Seems to be roughly what you're after, although I suppose @cpu might be
hard to determine a priory, so maybe we should allow a magic value to
short-circuit that test.

---
kernel/events/core.c | 30 ++++++++++++++++++++++++++++++
1 file changed, 30 insertions(+)

diff --git a/kernel/events/core.c b/kernel/events/core.c
index 8d6acaeeea17..a7dc34f19568 100644
--- a/kernel/events/core.c
+++ b/kernel/events/core.c
@@ -3630,6 +3630,36 @@ static inline u64 perf_event_count(struct perf_event *event)
}

/*
+ * perf_event_valid_local() - validates if the event is usable by perf_event_read_local()
+ * event: the event to validate
+ * task: the task the @event will be used in
+ * cpu: the cpu the @event will be used on
+ *
+ * In case one wants to disallow all per-task events, use @task = NULL.
+ * In case one wants to disallow all per-cpu events, use @cpu = -1.
+ */
+bool perf_event_valid_local(struct perf_event *event, struct task_struct *task, int cpu)
+{
+ /* See perf_event_read_local() for the reasons for these tests */
+
+ if ((event->attach_state & PERF_ATTACH_TASK) &&
+ event->hw.target != task)
+ return false;
+
+ if (!(event->attach_state & PERF_ATTACH_TASK) &&
+ event->cpu != cpu)
+ return false;

we do if (unlikely(event->oncpu != cpu))
as dynamic check inside bpf_perf_event_read(), since we cannot do it
statically at perf_event_array update time.
If we drop the above 'if' and keep 'task==null' trick,
then indeed we can use this function as static check.

Right now we're trying to keep as many checks as possible as
static checks to make bpf_perf_event_read() faster.
I guess we can drop that approach and do perf_event_valid_local()
check for every read since perf_event_read_local() does all the
same checks anyway.
So how about converting all WARN_ON in perf_event_read_local()
into 'return -EINVAL' and change func proto into:
int perf_event_read_local(struct perf_event *even, u64 *counter_val)

> I cannot find reason for this comment. That is, why would
> perf_event_read_local() not support those two types?

I don't know. What is the meaning of
reading tracepoint/breakpoint counter?
Because of 'event->oncpu != cpu' dynamic check all counters are
expected to be per-cpu. I'm not sure how uncore counters work.
What do they have in event->oncpu? -1? I guess they have pmu->count?
So we cannot read them from bpf program anyway?
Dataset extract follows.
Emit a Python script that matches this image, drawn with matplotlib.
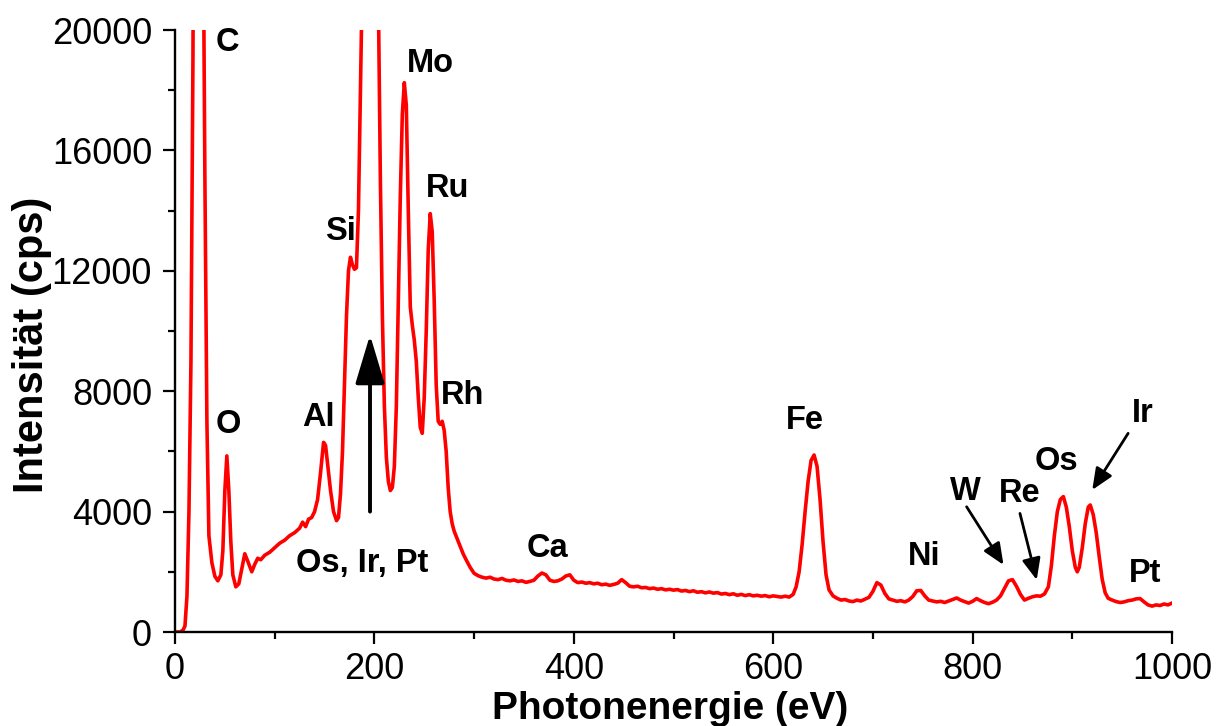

If we change warn_ons in perf_event_read_local() to returns
them we can make per-task counters working.
User side will open per-task counter and bpf program will
do current->pid != expected_pid check before calling
bpf_perf_event_read(). bpf scripts often do that already.

int perf_event_read_local(struct perf_event *even, u64 *counter_val)
{
local_irq_save(flags);
if ((event->attach_state & PERF_ATTACH_TASK) &&
event->hw.target != current)
return -EINVAL;

if (!(event->attach_state & PERF_ATTACH_TASK) &&
event->cpu != smp_processor_id()
return -EINVAL;
... inherit and pmu->count checks here ...
*counter_val = local64_read(&event->count)
local_irq_restore(flags);
return 0;
}

thoughts?